- _Work to do_
Give back the whole listing exactly as shown.

- _Data excerpt_
──────

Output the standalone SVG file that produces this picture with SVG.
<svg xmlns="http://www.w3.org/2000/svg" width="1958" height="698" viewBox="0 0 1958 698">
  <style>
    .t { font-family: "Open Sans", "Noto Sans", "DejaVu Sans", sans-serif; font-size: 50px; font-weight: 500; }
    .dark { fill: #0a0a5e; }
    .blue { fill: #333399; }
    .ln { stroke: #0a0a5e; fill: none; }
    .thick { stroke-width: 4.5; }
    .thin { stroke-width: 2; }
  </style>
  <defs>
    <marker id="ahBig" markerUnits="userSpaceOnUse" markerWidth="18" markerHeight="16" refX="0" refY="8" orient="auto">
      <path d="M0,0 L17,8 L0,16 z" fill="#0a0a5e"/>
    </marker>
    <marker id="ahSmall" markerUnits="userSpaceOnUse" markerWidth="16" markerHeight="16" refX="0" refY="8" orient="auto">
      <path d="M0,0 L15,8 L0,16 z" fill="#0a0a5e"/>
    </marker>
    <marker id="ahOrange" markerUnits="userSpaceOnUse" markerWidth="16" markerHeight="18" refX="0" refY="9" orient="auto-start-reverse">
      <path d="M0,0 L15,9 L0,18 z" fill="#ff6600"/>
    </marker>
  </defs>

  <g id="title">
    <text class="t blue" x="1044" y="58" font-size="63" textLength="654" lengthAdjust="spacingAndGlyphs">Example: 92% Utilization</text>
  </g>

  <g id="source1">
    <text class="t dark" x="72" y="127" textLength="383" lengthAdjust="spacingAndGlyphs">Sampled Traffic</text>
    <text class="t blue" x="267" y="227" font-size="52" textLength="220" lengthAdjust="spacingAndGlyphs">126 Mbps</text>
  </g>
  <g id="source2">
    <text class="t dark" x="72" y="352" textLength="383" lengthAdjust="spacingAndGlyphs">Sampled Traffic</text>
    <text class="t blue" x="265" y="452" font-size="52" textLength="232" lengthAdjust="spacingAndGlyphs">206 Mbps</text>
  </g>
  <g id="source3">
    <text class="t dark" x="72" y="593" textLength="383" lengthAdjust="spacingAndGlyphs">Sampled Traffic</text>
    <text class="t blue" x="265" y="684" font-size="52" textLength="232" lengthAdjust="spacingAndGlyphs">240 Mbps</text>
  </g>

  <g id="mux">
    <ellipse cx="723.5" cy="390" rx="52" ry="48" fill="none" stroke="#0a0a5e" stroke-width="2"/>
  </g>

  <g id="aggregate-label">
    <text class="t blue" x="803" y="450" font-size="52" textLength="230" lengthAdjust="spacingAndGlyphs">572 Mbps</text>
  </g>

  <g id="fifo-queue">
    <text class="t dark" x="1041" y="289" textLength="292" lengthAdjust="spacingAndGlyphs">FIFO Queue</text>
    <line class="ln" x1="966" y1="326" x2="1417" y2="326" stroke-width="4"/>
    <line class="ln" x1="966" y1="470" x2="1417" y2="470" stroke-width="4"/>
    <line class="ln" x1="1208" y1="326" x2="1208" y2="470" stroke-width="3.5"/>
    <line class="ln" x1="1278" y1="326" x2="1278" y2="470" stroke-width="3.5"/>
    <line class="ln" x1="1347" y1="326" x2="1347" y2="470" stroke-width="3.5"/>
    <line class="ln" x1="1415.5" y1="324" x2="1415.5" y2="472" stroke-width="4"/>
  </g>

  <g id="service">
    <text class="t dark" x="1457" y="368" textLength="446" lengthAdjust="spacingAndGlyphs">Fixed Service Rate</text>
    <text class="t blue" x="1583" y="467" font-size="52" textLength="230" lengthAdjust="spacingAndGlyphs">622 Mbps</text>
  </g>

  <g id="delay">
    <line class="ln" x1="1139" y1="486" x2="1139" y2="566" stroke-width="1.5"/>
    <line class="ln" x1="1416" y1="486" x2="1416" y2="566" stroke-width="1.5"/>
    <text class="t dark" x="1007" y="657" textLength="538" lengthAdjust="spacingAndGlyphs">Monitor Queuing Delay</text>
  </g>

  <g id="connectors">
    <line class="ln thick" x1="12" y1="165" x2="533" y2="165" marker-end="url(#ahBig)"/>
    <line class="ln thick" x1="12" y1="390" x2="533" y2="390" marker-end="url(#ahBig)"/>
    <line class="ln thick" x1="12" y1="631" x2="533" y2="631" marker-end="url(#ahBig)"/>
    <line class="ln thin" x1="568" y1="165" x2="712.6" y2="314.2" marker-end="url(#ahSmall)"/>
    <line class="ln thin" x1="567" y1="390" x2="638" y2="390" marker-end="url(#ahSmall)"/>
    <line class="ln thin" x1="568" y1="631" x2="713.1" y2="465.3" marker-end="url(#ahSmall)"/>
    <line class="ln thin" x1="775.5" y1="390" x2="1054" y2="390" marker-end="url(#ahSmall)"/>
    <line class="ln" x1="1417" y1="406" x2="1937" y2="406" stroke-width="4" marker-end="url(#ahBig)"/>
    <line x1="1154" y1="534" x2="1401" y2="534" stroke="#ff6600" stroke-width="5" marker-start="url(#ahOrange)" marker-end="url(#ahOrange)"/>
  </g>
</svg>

──────

- _Exercise result_
Output the standalone SVG file that produces this picture with SVG.
<svg xmlns="http://www.w3.org/2000/svg" width="1958" height="698" viewBox="0 0 1958 698">
  <style>
    .t { font-family: "Open Sans", "Noto Sans", "DejaVu Sans", sans-serif; font-size: 50px; font-weight: 500; }
    .dark { fill: #0a0a5e; }
    .blue { fill: #333399; }
    .ln { stroke: #0a0a5e; fill: none; }
    .thick { stroke-width: 4.5; }
    .thin { stroke-width: 2; }
  </style>
  <defs>
    <marker id="ahBig" markerUnits="userSpaceOnUse" markerWidth="18" markerHeight="16" refX="0" refY="8" orient="auto">
      <path d="M0,0 L17,8 L0,16 z" fill="#0a0a5e"/>
    </marker>
    <marker id="ahSmall" markerUnits="userSpaceOnUse" markerWidth="16" markerHeight="16" refX="0" refY="8" orient="auto">
      <path d="M0,0 L15,8 L0,16 z" fill="#0a0a5e"/>
    </marker>
    <marker id="ahOrange" markerUnits="userSpaceOnUse" markerWidth="16" markerHeight="18" refX="0" refY="9" orient="auto-start-reverse">
      <path d="M0,0 L15,9 L0,18 z" fill="#ff6600"/>
    </marker>
  </defs>

  <g id="title">
    <text class="t blue" x="1044" y="58" font-size="63" textLength="654" lengthAdjust="spacingAndGlyphs">Example: 92% Utilization</text>
  </g>

  <g id="source1">
    <text class="t dark" x="72" y="127" textLength="383" lengthAdjust="spacingAndGlyphs">Sampled Traffic</text>
    <text class="t blue" x="267" y="227" font-size="52" textLength="220" lengthAdjust="spacingAndGlyphs">126 Mbps</text>
  </g>
  <g id="source2">
    <text class="t dark" x="72" y="352" textLength="383" lengthAdjust="spacingAndGlyphs">Sampled Traffic</text>
    <text class="t blue" x="265" y="452" font-size="52" textLength="232" lengthAdjust="spacingAndGlyphs">206 Mbps</text>
  </g>
  <g id="source3">
    <text class="t dark" x="72" y="593" textLength="383" lengthAdjust="spacingAndGlyphs">Sampled Traffic</text>
    <text class="t blue" x="265" y="684" font-size="52" textLength="232" lengthAdjust="spacingAndGlyphs">240 Mbps</text>
  </g>

  <g id="mux">
    <ellipse cx="723.5" cy="390" rx="52" ry="48" fill="none" stroke="#0a0a5e" stroke-width="2"/>
  </g>

  <g id="aggregate-label">
    <text class="t blue" x="803" y="450" font-size="52" textLength="230" lengthAdjust="spacingAndGlyphs">572 Mbps</text>
  </g>

  <g id="fifo-queue">
    <text class="t dark" x="1041" y="289" textLength="292" lengthAdjust="spacingAndGlyphs">FIFO Queue</text>
    <line class="ln" x1="966" y1="326" x2="1417" y2="326" stroke-width="4"/>
    <line class="ln" x1="966" y1="470" x2="1417" y2="470" stroke-width="4"/>
    <line class="ln" x1="1208" y1="326" x2="1208" y2="470" stroke-width="3.5"/>
    <line class="ln" x1="1278" y1="326" x2="1278" y2="470" stroke-width="3.5"/>
    <line class="ln" x1="1347" y1="326" x2="1347" y2="470" stroke-width="3.5"/>
    <line class="ln" x1="1415.5" y1="324" x2="1415.5" y2="472" stroke-width="4"/>
  </g>

  <g id="service">
    <text class="t dark" x="1457" y="368" textLength="446" lengthAdjust="spacingAndGlyphs">Fixed Service Rate</text>
    <text class="t blue" x="1583" y="467" font-size="52" textLength="230" lengthAdjust="spacingAndGlyphs">622 Mbps</text>
  </g>

  <g id="delay">
    <line class="ln" x1="1139" y1="486" x2="1139" y2="566" stroke-width="1.5"/>
    <line class="ln" x1="1416" y1="486" x2="1416" y2="566" stroke-width="1.5"/>
    <text class="t dark" x="1007" y="657" textLength="538" lengthAdjust="spacingAndGlyphs">Monitor Queuing Delay</text>
  </g>

  <g id="connectors">
    <line class="ln thick" x1="12" y1="165" x2="533" y2="165" marker-end="url(#ahBig)"/>
    <line class="ln thick" x1="12" y1="390" x2="533" y2="390" marker-end="url(#ahBig)"/>
    <line class="ln thick" x1="12" y1="631" x2="533" y2="631" marker-end="url(#ahBig)"/>
    <line class="ln thin" x1="568" y1="165" x2="712.6" y2="314.2" marker-end="url(#ahSmall)"/>
    <line class="ln thin" x1="567" y1="390" x2="638" y2="390" marker-end="url(#ahSmall)"/>
    <line class="ln thin" x1="568" y1="631" x2="713.1" y2="465.3" marker-end="url(#ahSmall)"/>
    <line class="ln thin" x1="775.5" y1="390" x2="1054" y2="390" marker-end="url(#ahSmall)"/>
    <line class="ln" x1="1417" y1="406" x2="1937" y2="406" stroke-width="4" marker-end="url(#ahBig)"/>
    <line x1="1154" y1="534" x2="1401" y2="534" stroke="#ff6600" stroke-width="5" marker-start="url(#ahOrange)" marker-end="url(#ahOrange)"/>
  </g>
</svg>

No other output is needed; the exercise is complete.